Laurie O'Byrne's avatar

Well put! And thank you, for the LOTR explanation. I was so young and remember being confused by the ending. Now it fits with my experience of the relative world of dichotomies and the "understanding"? of the absolute world of the non-conceptual. The One, the Good, and the Beautiful. Thank you, Laurie

Charlie Havens's avatar

I’ve been known to say that the human species is fatally flawed. In conversation with a friend, i said that I was a happy nihilist. I just said, to another friend, I have hope in short term and I work to make things better, but not for the human species’ long term prospects. This article presents a different path for me to consider.

Ciara's avatar

Beautiful. <3 Thank you so much for sharing this.

Rocky S Progano's avatar

This piece reminded me that true hope is not naïve and it’s not denial. It’s choosing to face reality honestly while remembering that God is still at work in the middle of uncertainty. The idea of being “people of the passage” resonates deeply. Scripture tells us that we walk by faith, not by sight, and that our labor in the Lord is never in vain. Even small acts of kindness, mercy, and courage can carry weight far beyond what we see.

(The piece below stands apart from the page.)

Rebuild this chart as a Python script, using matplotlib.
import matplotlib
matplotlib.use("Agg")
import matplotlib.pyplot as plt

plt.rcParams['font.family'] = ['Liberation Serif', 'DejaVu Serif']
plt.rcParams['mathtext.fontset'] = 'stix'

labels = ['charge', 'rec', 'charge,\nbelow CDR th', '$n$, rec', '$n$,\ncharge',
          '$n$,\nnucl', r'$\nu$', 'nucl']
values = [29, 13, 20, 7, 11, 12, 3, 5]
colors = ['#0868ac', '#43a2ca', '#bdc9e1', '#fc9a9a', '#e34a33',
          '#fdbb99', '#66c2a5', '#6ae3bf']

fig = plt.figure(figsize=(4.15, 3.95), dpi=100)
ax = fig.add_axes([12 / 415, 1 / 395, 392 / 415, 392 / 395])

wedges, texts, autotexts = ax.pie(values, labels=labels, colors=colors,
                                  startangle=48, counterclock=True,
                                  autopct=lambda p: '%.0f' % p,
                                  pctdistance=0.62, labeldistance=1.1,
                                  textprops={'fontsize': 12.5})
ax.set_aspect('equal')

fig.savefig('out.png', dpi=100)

In a world that often feels heavy, I’m grateful for the reminder that we can move forward with clear eyes, steady hearts, and confidence that God is guiding the story. Even when we can’t control everything, we can influence something good. And we can trust the One who ultimately holds the future.

Devon Meyer's avatar

This piece hit surprisingly close to home. I’ve been building my own meaning framework over the past few years (part creative, part philosophical), and reading this felt like someone speaking directly into that space.

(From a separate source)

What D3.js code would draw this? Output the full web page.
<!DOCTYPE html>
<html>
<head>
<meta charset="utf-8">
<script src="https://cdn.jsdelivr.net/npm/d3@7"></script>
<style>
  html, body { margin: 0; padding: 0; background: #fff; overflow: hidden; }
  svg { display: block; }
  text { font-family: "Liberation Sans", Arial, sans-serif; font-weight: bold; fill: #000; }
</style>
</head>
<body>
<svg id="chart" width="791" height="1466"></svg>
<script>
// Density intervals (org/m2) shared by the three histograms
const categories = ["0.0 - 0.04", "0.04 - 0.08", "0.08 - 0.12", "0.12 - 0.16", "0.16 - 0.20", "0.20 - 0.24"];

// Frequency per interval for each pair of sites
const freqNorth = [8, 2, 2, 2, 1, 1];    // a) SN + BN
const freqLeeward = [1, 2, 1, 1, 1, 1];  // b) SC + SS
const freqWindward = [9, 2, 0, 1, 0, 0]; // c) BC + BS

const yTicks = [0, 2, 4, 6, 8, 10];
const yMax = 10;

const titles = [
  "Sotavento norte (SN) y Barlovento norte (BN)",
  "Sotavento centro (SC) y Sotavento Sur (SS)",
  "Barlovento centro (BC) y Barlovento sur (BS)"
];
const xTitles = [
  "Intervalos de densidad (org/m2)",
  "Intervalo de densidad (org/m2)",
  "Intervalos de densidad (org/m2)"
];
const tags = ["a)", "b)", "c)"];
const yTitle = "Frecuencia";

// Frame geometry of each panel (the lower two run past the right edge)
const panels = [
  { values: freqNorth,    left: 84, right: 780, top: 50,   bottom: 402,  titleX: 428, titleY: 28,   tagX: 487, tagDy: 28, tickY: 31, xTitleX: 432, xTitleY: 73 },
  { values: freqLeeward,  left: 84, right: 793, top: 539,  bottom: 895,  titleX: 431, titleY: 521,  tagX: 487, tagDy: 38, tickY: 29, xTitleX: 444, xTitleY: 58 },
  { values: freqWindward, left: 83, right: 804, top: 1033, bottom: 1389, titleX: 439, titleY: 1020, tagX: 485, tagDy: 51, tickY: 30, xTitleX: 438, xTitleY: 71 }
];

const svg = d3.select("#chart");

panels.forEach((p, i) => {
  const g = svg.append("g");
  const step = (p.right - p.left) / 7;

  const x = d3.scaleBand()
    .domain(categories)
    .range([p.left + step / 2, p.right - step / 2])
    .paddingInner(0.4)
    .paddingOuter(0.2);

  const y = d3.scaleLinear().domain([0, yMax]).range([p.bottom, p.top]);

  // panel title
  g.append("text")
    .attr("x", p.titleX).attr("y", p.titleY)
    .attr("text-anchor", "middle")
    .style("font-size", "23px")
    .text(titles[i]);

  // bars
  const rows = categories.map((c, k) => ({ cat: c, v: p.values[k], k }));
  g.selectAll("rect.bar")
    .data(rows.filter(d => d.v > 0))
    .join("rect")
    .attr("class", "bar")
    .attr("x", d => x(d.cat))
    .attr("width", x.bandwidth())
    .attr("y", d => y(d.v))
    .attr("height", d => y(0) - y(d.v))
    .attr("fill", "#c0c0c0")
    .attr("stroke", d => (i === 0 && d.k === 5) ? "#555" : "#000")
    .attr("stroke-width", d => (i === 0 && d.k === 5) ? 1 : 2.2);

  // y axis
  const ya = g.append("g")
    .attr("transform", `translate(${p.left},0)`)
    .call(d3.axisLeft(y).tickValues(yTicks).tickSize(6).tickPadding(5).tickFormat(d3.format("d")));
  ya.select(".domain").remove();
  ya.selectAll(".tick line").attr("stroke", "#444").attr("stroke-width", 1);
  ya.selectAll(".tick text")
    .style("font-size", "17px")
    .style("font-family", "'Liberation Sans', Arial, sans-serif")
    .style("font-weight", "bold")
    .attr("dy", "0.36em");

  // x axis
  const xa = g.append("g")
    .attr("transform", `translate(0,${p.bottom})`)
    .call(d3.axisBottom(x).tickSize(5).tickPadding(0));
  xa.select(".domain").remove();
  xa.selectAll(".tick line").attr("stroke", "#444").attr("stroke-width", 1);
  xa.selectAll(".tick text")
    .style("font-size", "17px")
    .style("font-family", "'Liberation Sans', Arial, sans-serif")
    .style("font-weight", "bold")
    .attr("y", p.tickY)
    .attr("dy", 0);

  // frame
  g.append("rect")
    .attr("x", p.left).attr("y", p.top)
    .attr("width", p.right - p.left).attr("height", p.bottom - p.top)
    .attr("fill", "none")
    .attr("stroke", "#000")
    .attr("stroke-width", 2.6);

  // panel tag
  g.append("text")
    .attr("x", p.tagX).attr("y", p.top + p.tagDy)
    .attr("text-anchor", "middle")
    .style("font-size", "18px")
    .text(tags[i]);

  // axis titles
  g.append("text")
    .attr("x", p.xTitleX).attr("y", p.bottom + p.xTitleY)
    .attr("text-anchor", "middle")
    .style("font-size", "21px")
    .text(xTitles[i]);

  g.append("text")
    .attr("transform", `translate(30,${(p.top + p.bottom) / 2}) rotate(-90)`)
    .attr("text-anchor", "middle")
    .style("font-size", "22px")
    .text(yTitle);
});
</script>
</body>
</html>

I’ve been uncovering what feels like my own dharmic path: finding meaning through the passage, not around it, and holding a grounded hope and vision that isn’t naïve but refuses despair …and even dares to alchemize these ingredients into beauty and art.

The way you weave Frankl, Fuller, Macy, and Tolkien is brilliant. Just wanted to say thank you for putting language to this with such architectural integrity and clarity.

Mike Mouritz's avatar

This is a great essay. But somewhere along the line you conflate hope and faith… they are two very different things…. I struggle with the idea of hope … it’s flat and with out action. I do however like Radical Hope .. but like the Hope Punk movement better.

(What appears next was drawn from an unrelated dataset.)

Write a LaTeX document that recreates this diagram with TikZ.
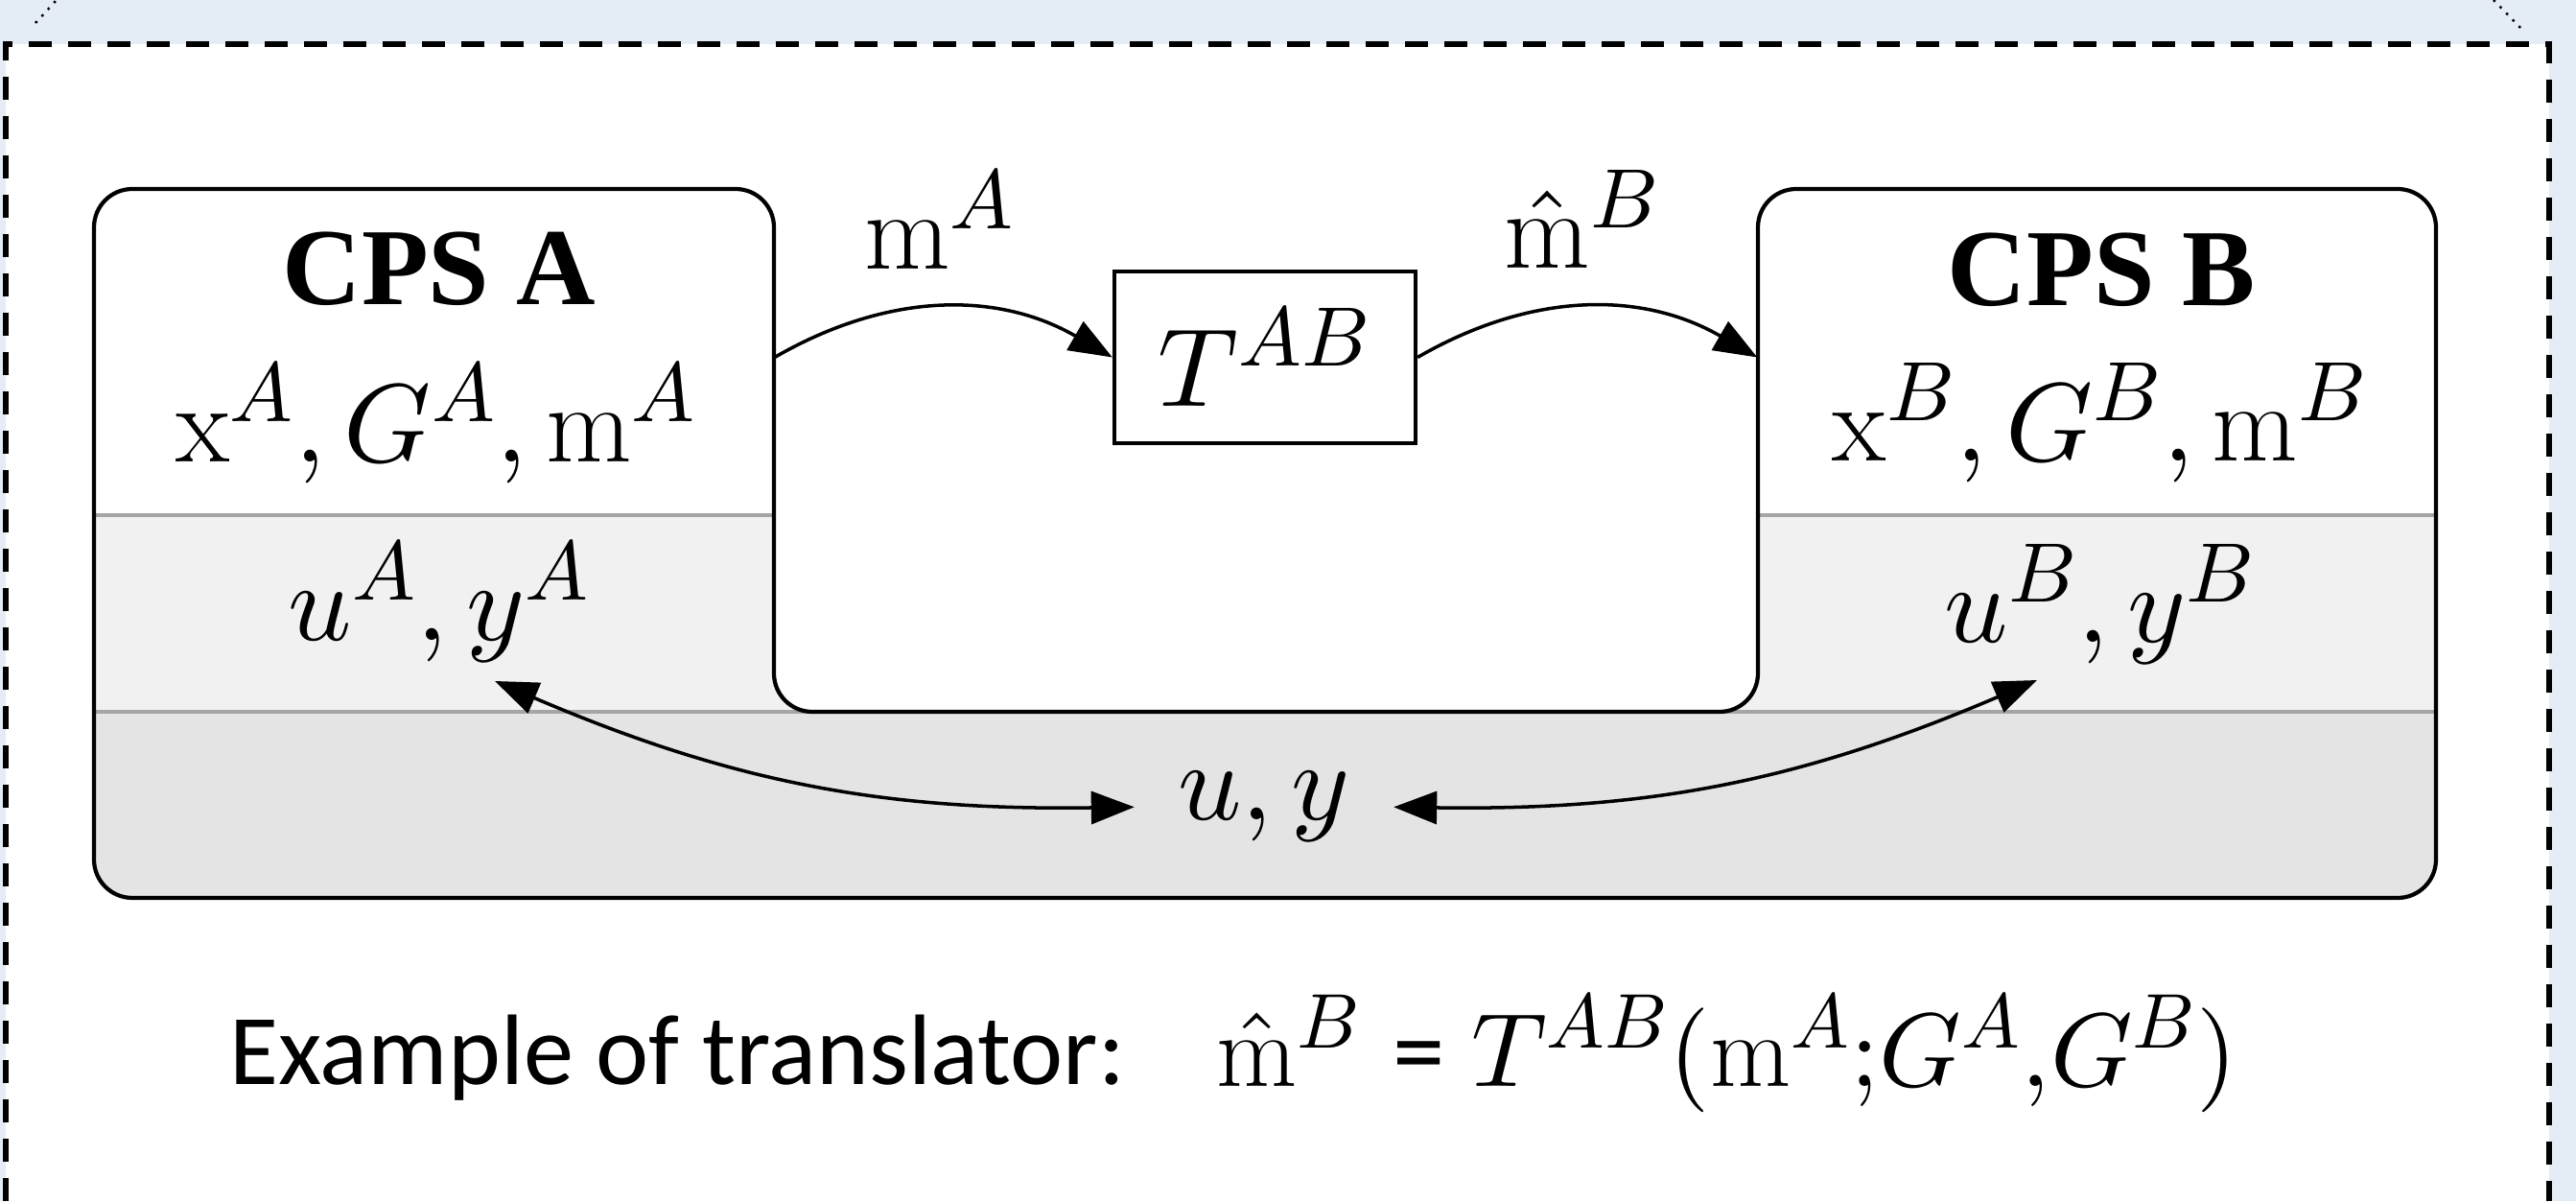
\documentclass[tikz,border=0pt]{standalone}
\usepackage{fontspec}
\DeclareFontFamily{OML}{cmm}{\skewchar\font127}
\DeclareFontShape{OML}{cmm}{m}{it}{<->cmmi10}{}
\DeclareFontFamily{OT1}{cmr}{\hyphenchar\font45}
\DeclareFontShape{OT1}{cmr}{m}{n}{<->cmr10}{}
\DeclareFontFamily{OMS}{cmsy}{\skewchar\font48}
\DeclareFontShape{OMS}{cmsy}{m}{n}{<->cmsy10}{}
\DeclareFontShape{OMX}{cmex}{m}{n}{<->cmex10}{}
\DeclareMathSizes{33}{33}{25}{18}
\DeclareMathSizes{31}{31}{23}{16}
\newfontfamily\tmsfont{Liberation Serif}
\newfontfamily\calfont{Carlito}
\usetikzlibrary{arrows.meta,calc}
\definecolor{bgblue}{RGB}{228,236,245}
\definecolor{bandlight}{RGB}{241,241,241}
\definecolor{banddark}{RGB}{228,228,228}
\definecolor{sepgray}{RGB}{165,165,165}
\tikzset{
  bigtxt/.style={font=\fontsize{33}{40}\selectfont, inner sep=0pt},
  titletxt/.style={font=\fontsize{32.5}{40}\selectfont\tmsfont\bfseries, inner sep=0pt},
  captxt/.style={font=\fontsize{29.7}{36}\selectfont\calfont, inner sep=0pt},
  eqtxt/.style={font=\fontsize{31}{36}\selectfont, inner sep=0pt},
  outline/.style={line width=1.2pt, rounded corners=0.4cm},
  flow/.style={line width=1pt, -{Triangle[length=0.45cm,width=0.34cm]}},
  dflow/.style={line width=1pt, {Triangle[length=0.45cm,width=0.34cm]}-{Triangle[length=0.45cm,width=0.34cm]}},
  sepline/.style={sepgray, line width=1pt},
  boxarea/.style={minimum height=3.40cm, inner sep=0pt},
}
\begin{document}
\begin{tikzpicture}
\useasboundingbox (0,0) rectangle (26.86,12.52);
\fill[bgblue] (0,0) rectangle (26.86,12.52);
\fill[white] (0.06,0) rectangle (26.58,12.06);
\draw[line width=1.7pt, dash pattern=on 0.24cm off 0.17cm] (0.06,0) -- (0.06,12.06) -- (26.58,12.06) -- (26.58,0);
\draw[line width=0.7pt, dotted] (0.37,12.28) -- (0.59,12.52);
\draw[line width=0.7pt, dotted] (26.00,12.52) -- (26.28,12.23);

% frame with bands
\begin{scope}
\clip[rounded corners=0.4cm] (0.98,10.55) -- (8.07,10.55) -- (8.07,5.10) -- (18.33,5.10) -- (18.33,10.55) -- (25.40,10.55) -- (25.40,3.16) -- (0.98,3.16) -- cycle;
\fill[bandlight] (0.98,5.10) rectangle (25.40,7.15);
\fill[banddark] (0.98,3.16) rectangle (25.40,5.10);
\draw[sepline] (0.98,7.15) -- (25.40,7.15);
\draw[sepline] (0.98,5.10) -- (25.40,5.10);
\end{scope}
\draw[outline] (0.98,10.55) -- (8.07,10.55) -- (8.07,5.10) -- (18.33,5.10) -- (18.33,10.55) -- (25.40,10.55) -- (25.40,3.16) -- (0.98,3.16) -- cycle;

% anchor areas for the two systems
\node[boxarea, minimum width=7.09cm] (cpsA) at (4.525,8.85) {};
\node[boxarea, minimum width=7.07cm] (cpsB) at (21.865,8.85) {};

% translator
\node[draw, line width=1.2pt, minimum width=3.14cm, minimum height=1.79cm, bigtxt] (T) at (13.19,8.795) {$T^{AB}$};

% texts
\node[titletxt, anchor=base] (tA) at (4.58,9.34) {CPS A};
\node[bigtxt, anchor=base] (vA) at (4.55,7.70) {$\mathrm{x}^A, G^A, \mathrm{m}^A$};
\node[bigtxt, anchor=base] (uA) at (4.58,5.84) {$u^A, y^A$};
\node[titletxt, anchor=base] (tB) at (21.91,9.33) {CPS B};
\node[bigtxt, anchor=base] (vB) at (21.90,7.71) {$\mathrm{x}^B, G^B, \mathrm{m}^B$};
\node[bigtxt, anchor=base] (uB) at (21.90,5.82) {$u^B, y^B$};
\node[bigtxt, anchor=base] (mA) at (9.80,9.715) {$\mathrm{m}^A$};
\node[bigtxt, anchor=base] (mB) at (16.50,9.72) {$\hat{\mathrm{m}}^B$};
\node[bigtxt, anchor=base, inner xsep=0.45cm] (uy) at (13.18,3.97) {$u, y$};

\coordinate (tipA) at (5.16,5.42);
\coordinate (tipB) at (21.24,5.43);

\draw[flow] (cpsA.east |- T.west) to[bend left=30] (T.west);
\draw[flow] (T.east) to[bend left=30] (cpsB.west |- T.east);
\draw[dflow] (tipA) to[bend right=12] (uy.west);
\draw[dflow] (uy.east) to[bend right=12] (tipB);

% caption
\node[captxt, anchor=base west] (cap) at (2.39,1.22) {Example of translator:};
\node[eqtxt, anchor=base west] (eq) at (12.68,1.20) {$\hat{\mathrm{m}}^B$\hspace{0.3em}{\calfont =}\hspace{0.25em}$T^{AB}(\mathrm{m}^A{;}G^A{,}G^B)$};
\end{tikzpicture}
\end{document}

Faith is as you have quoted it .. but they are not the same thing. As Alan Watts writes in the last pages of the Wisdom of Insecurity ( and paraphrased and morphed a little by me) …. When we cross a threshold.. ( a threshold into insecurity) a faith emerges and we are free from clutching the hand can feel, free from looking at oneself, the eyes can see, free from thinking about itself thought can think , and the heart can hear ( can deep listen to the land … to the animate everything) and our path emerges… suma iru … simply be. To me this idea of faith is much , much more profound and powerful than hope ( no matter what other word you add to it .

Barney's avatar

I fucking love this. A philosophy for purpose in this life. I appreciate the reminder.